- [TASK GOAL] Copy each line below exactly and leave the pictures out.

- [DATA SECTION]
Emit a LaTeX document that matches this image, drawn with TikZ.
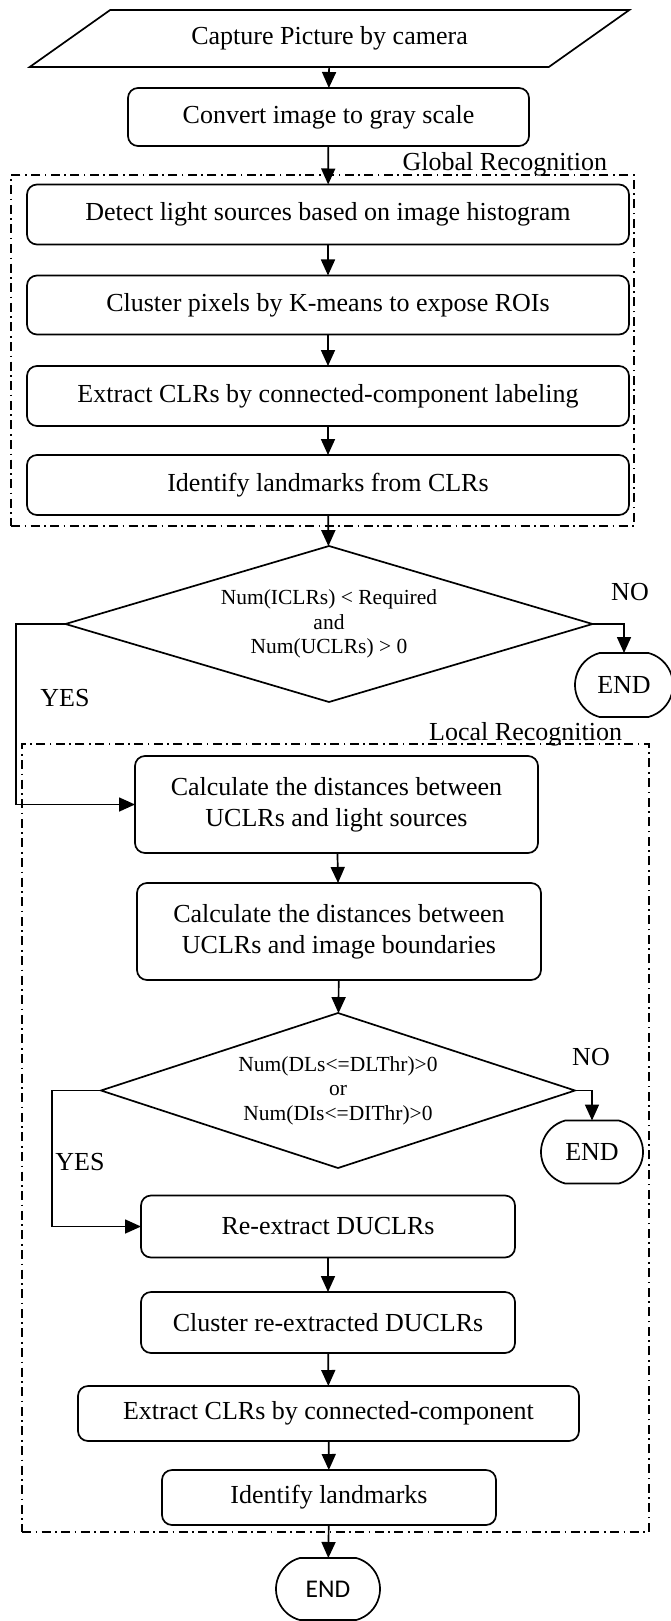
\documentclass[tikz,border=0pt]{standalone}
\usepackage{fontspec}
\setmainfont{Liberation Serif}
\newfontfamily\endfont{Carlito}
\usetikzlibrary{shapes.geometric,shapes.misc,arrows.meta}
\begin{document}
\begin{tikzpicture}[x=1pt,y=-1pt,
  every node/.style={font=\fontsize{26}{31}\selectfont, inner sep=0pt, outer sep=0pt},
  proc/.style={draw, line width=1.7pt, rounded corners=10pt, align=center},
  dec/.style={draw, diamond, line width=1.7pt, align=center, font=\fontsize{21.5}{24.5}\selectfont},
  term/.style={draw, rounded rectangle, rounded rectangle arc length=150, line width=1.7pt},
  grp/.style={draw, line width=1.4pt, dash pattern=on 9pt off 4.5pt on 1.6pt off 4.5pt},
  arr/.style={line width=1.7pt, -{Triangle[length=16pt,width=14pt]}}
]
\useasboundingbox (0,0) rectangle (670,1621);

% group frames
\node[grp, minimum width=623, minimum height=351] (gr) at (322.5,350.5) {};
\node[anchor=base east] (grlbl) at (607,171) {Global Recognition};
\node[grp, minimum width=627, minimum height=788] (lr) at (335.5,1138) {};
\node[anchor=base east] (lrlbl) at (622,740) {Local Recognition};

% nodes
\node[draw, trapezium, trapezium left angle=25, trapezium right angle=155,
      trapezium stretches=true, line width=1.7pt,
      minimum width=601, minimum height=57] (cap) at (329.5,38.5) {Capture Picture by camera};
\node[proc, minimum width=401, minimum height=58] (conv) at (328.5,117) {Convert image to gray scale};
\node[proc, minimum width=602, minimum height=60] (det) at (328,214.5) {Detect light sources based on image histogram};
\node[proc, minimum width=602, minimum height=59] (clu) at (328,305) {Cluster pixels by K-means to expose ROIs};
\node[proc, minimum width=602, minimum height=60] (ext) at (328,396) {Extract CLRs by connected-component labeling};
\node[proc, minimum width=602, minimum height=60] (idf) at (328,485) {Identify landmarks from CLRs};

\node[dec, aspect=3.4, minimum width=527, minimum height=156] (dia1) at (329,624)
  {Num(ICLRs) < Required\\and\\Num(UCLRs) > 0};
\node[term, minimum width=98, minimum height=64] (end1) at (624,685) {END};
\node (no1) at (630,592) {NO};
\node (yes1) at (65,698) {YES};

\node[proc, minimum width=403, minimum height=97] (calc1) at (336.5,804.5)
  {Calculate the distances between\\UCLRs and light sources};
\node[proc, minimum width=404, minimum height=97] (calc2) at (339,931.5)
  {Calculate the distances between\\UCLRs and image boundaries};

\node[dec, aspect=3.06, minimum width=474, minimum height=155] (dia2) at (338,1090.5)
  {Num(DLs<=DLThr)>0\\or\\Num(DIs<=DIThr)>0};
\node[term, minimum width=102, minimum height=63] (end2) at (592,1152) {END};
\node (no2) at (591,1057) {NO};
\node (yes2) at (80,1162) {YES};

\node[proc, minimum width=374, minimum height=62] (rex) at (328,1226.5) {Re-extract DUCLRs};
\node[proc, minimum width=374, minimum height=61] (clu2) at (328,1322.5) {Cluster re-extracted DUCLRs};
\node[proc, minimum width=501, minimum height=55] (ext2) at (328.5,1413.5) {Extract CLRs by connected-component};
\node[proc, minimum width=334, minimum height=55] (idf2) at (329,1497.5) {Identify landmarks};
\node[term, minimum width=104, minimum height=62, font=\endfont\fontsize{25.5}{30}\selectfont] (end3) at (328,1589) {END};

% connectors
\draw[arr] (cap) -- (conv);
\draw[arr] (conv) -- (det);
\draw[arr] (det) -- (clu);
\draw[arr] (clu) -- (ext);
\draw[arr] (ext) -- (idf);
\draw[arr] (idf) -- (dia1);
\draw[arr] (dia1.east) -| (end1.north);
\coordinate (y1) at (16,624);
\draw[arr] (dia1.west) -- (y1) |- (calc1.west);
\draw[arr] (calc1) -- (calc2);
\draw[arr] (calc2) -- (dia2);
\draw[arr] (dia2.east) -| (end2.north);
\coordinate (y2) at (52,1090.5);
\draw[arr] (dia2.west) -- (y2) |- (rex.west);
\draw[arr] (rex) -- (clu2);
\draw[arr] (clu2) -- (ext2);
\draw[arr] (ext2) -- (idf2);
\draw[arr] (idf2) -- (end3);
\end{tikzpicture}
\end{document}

- [RESPONSE TO THIS EXERCISE]
Emit a LaTeX document that matches this image, drawn with TikZ.
\documentclass[tikz,border=0pt]{standalone}
\usepackage{fontspec}
\setmainfont{Liberation Serif}
\newfontfamily\endfont{Carlito}
\usetikzlibrary{shapes.geometric,shapes.misc,arrows.meta}
\begin{document}
\begin{tikzpicture}[x=1pt,y=-1pt,
  every node/.style={font=\fontsize{26}{31}\selectfont, inner sep=0pt, outer sep=0pt},
  proc/.style={draw, line width=1.7pt, rounded corners=10pt, align=center},
  dec/.style={draw, diamond, line width=1.7pt, align=center, font=\fontsize{21.5}{24.5}\selectfont},
  term/.style={draw, rounded rectangle, rounded rectangle arc length=150, line width=1.7pt},
  grp/.style={draw, line width=1.4pt, dash pattern=on 9pt off 4.5pt on 1.6pt off 4.5pt},
  arr/.style={line width=1.7pt, -{Triangle[length=16pt,width=14pt]}}
]
\useasboundingbox (0,0) rectangle (670,1621);

% group frames
\node[grp, minimum width=623, minimum height=351] (gr) at (322.5,350.5) {};
\node[anchor=base east] (grlbl) at (607,171) {Global Recognition};
\node[grp, minimum width=627, minimum height=788] (lr) at (335.5,1138) {};
\node[anchor=base east] (lrlbl) at (622,740) {Local Recognition};

% nodes
\node[draw, trapezium, trapezium left angle=25, trapezium right angle=155,
      trapezium stretches=true, line width=1.7pt,
      minimum width=601, minimum height=57] (cap) at (329.5,38.5) {Capture Picture by camera};
\node[proc, minimum width=401, minimum height=58] (conv) at (328.5,117) {Convert image to gray scale};
\node[proc, minimum width=602, minimum height=60] (det) at (328,214.5) {Detect light sources based on image histogram};
\node[proc, minimum width=602, minimum height=59] (clu) at (328,305) {Cluster pixels by K-means to expose ROIs};
\node[proc, minimum width=602, minimum height=60] (ext) at (328,396) {Extract CLRs by connected-component labeling};
\node[proc, minimum width=602, minimum height=60] (idf) at (328,485) {Identify landmarks from CLRs};

\node[dec, aspect=3.4, minimum width=527, minimum height=156] (dia1) at (329,624)
  {Num(ICLRs) < Required\\and\\Num(UCLRs) > 0};
\node[term, minimum width=98, minimum height=64] (end1) at (624,685) {END};
\node (no1) at (630,592) {NO};
\node (yes1) at (65,698) {YES};

\node[proc, minimum width=403, minimum height=97] (calc1) at (336.5,804.5)
  {Calculate the distances between\\UCLRs and light sources};
\node[proc, minimum width=404, minimum height=97] (calc2) at (339,931.5)
  {Calculate the distances between\\UCLRs and image boundaries};

\node[dec, aspect=3.06, minimum width=474, minimum height=155] (dia2) at (338,1090.5)
  {Num(DLs<=DLThr)>0\\or\\Num(DIs<=DIThr)>0};
\node[term, minimum width=102, minimum height=63] (end2) at (592,1152) {END};
\node (no2) at (591,1057) {NO};
\node (yes2) at (80,1162) {YES};

\node[proc, minimum width=374, minimum height=62] (rex) at (328,1226.5) {Re-extract DUCLRs};
\node[proc, minimum width=374, minimum height=61] (clu2) at (328,1322.5) {Cluster re-extracted DUCLRs};
\node[proc, minimum width=501, minimum height=55] (ext2) at (328.5,1413.5) {Extract CLRs by connected-component};
\node[proc, minimum width=334, minimum height=55] (idf2) at (329,1497.5) {Identify landmarks};
\node[term, minimum width=104, minimum height=62, font=\endfont\fontsize{25.5}{30}\selectfont] (end3) at (328,1589) {END};

% connectors
\draw[arr] (cap) -- (conv);
\draw[arr] (conv) -- (det);
\draw[arr] (det) -- (clu);
\draw[arr] (clu) -- (ext);
\draw[arr] (ext) -- (idf);
\draw[arr] (idf) -- (dia1);
\draw[arr] (dia1.east) -| (end1.north);
\coordinate (y1) at (16,624);
\draw[arr] (dia1.west) -- (y1) |- (calc1.west);
\draw[arr] (calc1) -- (calc2);
\draw[arr] (calc2) -- (dia2);
\draw[arr] (dia2.east) -| (end2.north);
\coordinate (y2) at (52,1090.5);
\draw[arr] (dia2.west) -- (y2) |- (rex.west);
\draw[arr] (rex) -- (clu2);
\draw[arr] (clu2) -- (ext2);
\draw[arr] (ext2) -- (idf2);
\draw[arr] (idf2) -- (end3);
\end{tikzpicture}
\end{document}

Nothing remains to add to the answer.